Sunday, June 07, 2009

Mike Moritz Interview in the Mercury News

Mike Moritz, a leading venture capitalist, and one of the top honchos at (Mark Logic investor) Sequoia Capital, was recently featured in an interview in the San Jose Mercury News.

I've met Mike several times over the years and can say that when he starts talking, smart people start listening, kind of an EF Hutton of modern times (see this thirty-second 1980s advertisement to get the reference).

The article begins:

One of the world's pre-eminent venture capitalists, Michael Moritz of Sequoia Capital, has picked winners like Flextronics, Cisco Systems, Yahoo, PayPal and Google by focusing on small teams or individuals that on first glance might appear to be unfundable.
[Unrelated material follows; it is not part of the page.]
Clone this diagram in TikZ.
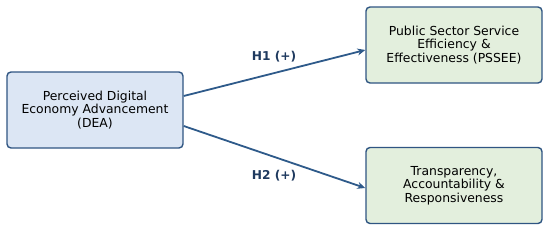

In a rare interview, Moritz spoke with the Mercury News about one of his latest long-shots, a call-center company founded in India, how he picks companies to back, and the silver lining in the financial meltdown. Following is an edited transcript.

Q: How has the financial crisis reshaped the economy and affected the way you pick winners?

Hopefully that tempts you enough to go read the whole article. If not, here's my favorite excerpt on one of my favorite topics, revisionism:

When we help organize one of these companies at the beginning, it never looks like the world's greatest idea. I think it's the marketing and PR department that rewrites history and tells you that it was always the world's greatest idea. What they don't say is that at the very beginning there was great uncertainty and a great lack of clarity. It was murky and confused and messy circumstances. I can't think of any investment that we made in a startup company or with just a few people where things didn't get worse before they got better.